Nolan abbraccia appieno la potenza del racconto visivo di Dunkirk. Ciò richiede una certa fiducia nello spettatore. Il regista inglese ha sempre avuto un grande occhio, ma è anche stato in passato discusso per delle flessioni nei suoi racconti drammatici, a causa di una certa sovraesposizione , e per spiegare troppo le cose. Forse ha preso in considerazione queste critiche: in “Dunkirk” la quantità di dialogo potrebbe tranquillamente essere contenuta tutta in un paio di paginette, e gran parte di questo dialogo è drammaticamente funzionale alla scena. Concentrando invece l’attenzione sui piccoli dettagli, e i gesti, per trovare la chiave nella costruzione della tensione, e fare andare avanti la trama.
Ha anche appreso il valore del suggerito: la morte di uno dei protagonisti si verifica off-screen, e la sua scoperta è straziante. In un'altra scena, quando una imbarcazione si scontra contro un molo, un solo urlo lontano suggerisce che un uomo è rimasto schiacciato tra i due.

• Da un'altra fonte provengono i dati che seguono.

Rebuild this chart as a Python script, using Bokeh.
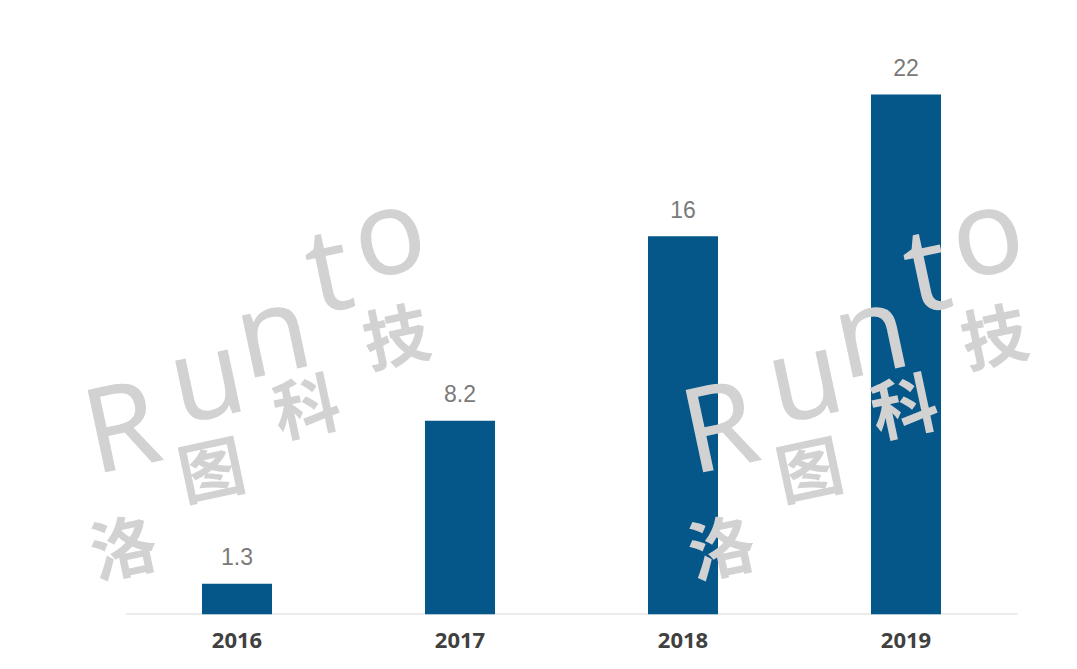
from bokeh.plotting import figure
from bokeh.models import Range1d, Label, ColumnDataSource, FixedTicker
from bokeh.core.properties import value
from bokeh.embed import file_html
from bokeh.resources import INLINE

years = ["2016", "2017", "2018", "2019"]
values = [1.3, 8.2, 16, 22]
value_labels = ["1.3", "8.2", "16", "22"]

BAR = "#05578a"
WM = "#d2d2d2"

# layout (pixels)
FW, FH = 1061, 614          # frame size
LEFT_PX, CAT_PX = 125, 223  # start of category axis, width of one category
PX_PER_UNIT = 591 / 25

xs = [i + 0.5 for i in range(len(years))]
src = ColumnDataSource(dict(x=xs, top=values, lab=value_labels))

p = figure(frame_width=FW, frame_height=FH,
           x_range=Range1d(-LEFT_PX / CAT_PX, (FW - LEFT_PX) / CAT_PX),
           y_range=Range1d(0, FH / PX_PER_UNIT),
           output_backend="svg", toolbar_location=None,
           min_border_left=0, min_border_right=0, min_border_top=0, min_border_bottom=48)
p.outline_line_color = None
p.background_fill_color = "white"
p.border_fill_color = "white"
p.xgrid.visible = False
p.ygrid.visible = False
p.yaxis.visible = False

# category baseline
p.segment(x0=[0], y0=[0], x1=[len(years)], y1=[0], line_color="#d9d9d9", line_width=2)

p.vbar(x="x", top="top", bottom=0, width=0.314, source=src, fill_color=BAR, line_color=None)
p.text(x="x", y="top", text="lab", source=src, text_align="center", text_baseline="alphabetic",
       y_offset=-27, text_font=value("Liberation Sans"), text_font_size="23px", text_color="#7a7a7a")

ax = p.xaxis[0]
ax.ticker = FixedTicker(ticks=xs)
ax.major_label_overrides = {x: y for x, y in zip(xs, years)}
ax.axis_line_color = None
ax.major_tick_line_color = None
ax.minor_tick_line_color = None
ax.major_label_standoff = 12
ax.major_label_text_font = "Open Sans"
ax.major_label_text_font_style = "bold"
ax.major_label_text_font_size = "22px"
ax.major_label_text_color = "#404040"

# watermark decoration (screen-pixel centres converted to plot units)
def px_x(sx):
    return (sx - LEFT_PX) / CAT_PX

def px_y(sy):
    return (FH - sy) / PX_PER_UNIT

latin = [("R", 120, 422), ("u", 205, 372), ("n", 271, 327), ("t", 327, 265), ("o", 387, 228)]
cjk = [("洛", 122, 543), ("图", 210, 465), ("科", 305, 402), ("技", 395, 332)]
for shift in [0, 598]:
    for ch, sx, sy in latin:
        p.add_layout(Label(x=px_x(sx + shift), y=px_y(sy), text=ch, text_font="Noto Sans",
                           text_font_size="118px", text_color=WM, text_align="center",
                           text_baseline="middle", angle=12, angle_units="deg"))
    for ch, sx, sy in cjk:
        p.add_layout(Label(x=px_x(sx + shift), y=px_y(sy), text=ch, text_font="Noto Sans CJK SC",
                           text_font_style="bold", text_font_size="66px", text_color=WM,
                           text_align="center", text_baseline="middle", angle=12, angle_units="deg"))

open("out.html", "w").write(file_html(p, INLINE))
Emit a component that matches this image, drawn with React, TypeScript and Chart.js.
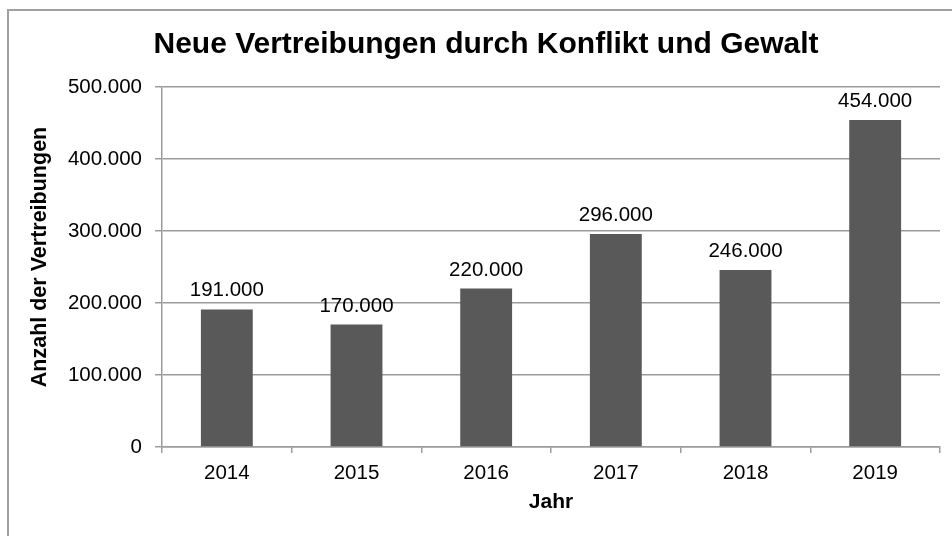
import React, { useEffect, useRef } from 'react';
import { Chart, registerables } from 'chart.js';

Chart.register(...registerables);

const years = ['2014', '2015', '2016', '2017', '2018', '2019'];
const displacements = [191000, 170000, 220000, 296000, 246000, 454000];
const yTicks = [0, 100000, 200000, 300000, 400000, 500000];
const chartTitle = 'Neue Vertreibungen durch Konflikt und Gewalt';
const xTitle = 'Jahr';
const yTitle = 'Anzahl der Vertreibungen';

const FONT = '"Liberation Sans", Arial, Helvetica, sans-serif';
const GRID = '#9c9c9c';
const BAR = '#595959';

const fmt = (n: number) => String(n).replace(/\B(?=(\d{3})+(?!\d))/g, '.');

const overlay = {
  id: 'overlay',
  afterDatasetsDraw(chart: any) {
    const ctx = chart.ctx;
    const meta = chart.getDatasetMeta(0);
    ctx.save();
    ctx.fillStyle = '#000';
    ctx.textAlign = 'center';
    ctx.textBaseline = 'alphabetic';
    ctx.font = `20.5px ${FONT}`;
    meta.data.forEach((bar: any, i: number) => {
      ctx.fillText(fmt(displacements[i]), bar.x, bar.y - 13);
    });
    ctx.font = `bold 30px ${FONT}`;
    ctx.fillText(chartTitle, 477, 42);
    // y axis title
    ctx.translate(31, 246);
    ctx.rotate(-Math.PI / 2);
    ctx.textBaseline = 'middle';
    ctx.font = `bold 21.5px ${FONT}`;
    ctx.fillText(yTitle, 0, 0);
    ctx.restore();
  },
};

export default function App() {
  const ref = useRef<HTMLCanvasElement | null>(null);

  useEffect(() => {
    if (!ref.current) return;
    const chart = new Chart(ref.current, {
      type: 'bar',
      data: {
        labels: years,
        datasets: [
          {
            data: displacements,
            backgroundColor: BAR,
            borderWidth: 0,
            barPercentage: 0.4,
            categoryPercentage: 1,
          },
        ],
      },
      options: {
        animation: false,
        responsive: false,
        devicePixelRatio: 1,
        layout: { padding: { top: 76, right: 12, left: 0, bottom: 0 } },
        plugins: {
          legend: { display: false },
          tooltip: { enabled: false },
          title: { display: false },
        },
        scales: {
          x: {
            afterFit: (s: any) => {
              s.height = 89;
            },
            grid: {
              display: true,
              drawOnChartArea: false,
              drawTicks: true,
              tickLength: 6,
              offset: true,
              color: GRID,
              lineWidth: 1.5,
            },
            border: { display: true, color: GRID, width: 1.5 },
            ticks: {
              color: '#000',
              font: { family: FONT, size: 20.5 },
              padding: 8,
              maxRotation: 0,
            },
            title: {
              display: true,
              text: xTitle,
              color: '#000',
              font: { family: FONT, size: 21, weight: 'bold', lineHeight: 1.2 },
              padding: { top: 0, bottom: 21 },
            },
          },
          y: {
            min: 0,
            max: 500000,
            afterFit: (s: any) => {
              s.width = 153;
            },
            afterBuildTicks: (s: any) => {
              s.ticks = yTicks.map((v) => ({ value: v }));
            },
            grid: {
              display: true,
              drawOnChartArea: true,
              drawTicks: true,
              tickLength: 7,
              color: GRID,
              lineWidth: 1.5,
            },
            border: { display: true, color: GRID, width: 1.5 },
            ticks: {
              color: '#000',
              font: { family: FONT, size: 20.5 },
              padding: 13,
              callback: (v: any) => fmt(Number(v)),
            },
            title: { display: false },
          },
        },
      },
      plugins: [overlay],
    });
    return () => chart.destroy();
  }, []);

  return (
    <div
      style={{
        position: 'fixed',
        left: 7,
        top: 9,
        width: 945,
        height: 527,
        borderLeft: '2px solid #a0a0a0',
        borderTop: '2px solid #a0a0a0',
        boxSizing: 'border-box',
        background: '#fff',
        overflow: 'hidden',
      }}
    >
      <canvas ref={ref} width={943} height={525} style={{ display: 'block', width: 943, height: 525 }} />
    </div>
  );
}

I film di Nolan sono pieni di personaggi perseguitati – finzionalmente ma anche perseguitati in modo funzionale alla storia- , in “Dunkirk” la moltitudine di personaggi vanno come a comporre un corpo unico, organico, silenzioso, come una parte del paesaggio, sia il rigido capitano della barca impersonato da Mark Rylance che il comandante Bolton di Kenneth Branagh, in piedi sovrintendendo allo sbarco di fronte alle barriere frangiflutti, e alle conseguenze critiche di quella che appare come una monumentale umiliazione militare.
Che ci porta all’aspetto più interessante di “Dunkirk” . All'inizio era un po’ discutibile che l’invisibile nemico non venisse mai citato con il suo nome; Nessuno dice la parola nazista in questo film, che può sembrare un passo falso nei nostri tempi inaspettatamente nazistoidi seppure sotto ben altre insospettabili, e mentite spoglie. Ma il film stesso è invece un testamento al valore della perdita - all'idea che la vita, l'onore e il trionfo siano comunque e sempre in attesa, sulla sponda opposta, a quella del fallimento. Quello fu naturalmente il concetto del resoconto ufficiale dei fatti pronunciato dal primo ministro Winston Churchill, e consegnato in seguito al ritiro. ( " Combatteremo sulle spiagge, combatteremo sul terreno come sulle piste di atterraggio e nei cieli, combatteremo nei campi e nelle strade " ). Alla fine, “Dunkirk” suggerisce che il sapere gestire la sconfitta più esplosiva potrebbe anche essere la stessa cosa che salva la tua stessa esistenza. Dobbiamo sempre ricordare quei giorni, oggi più che mai.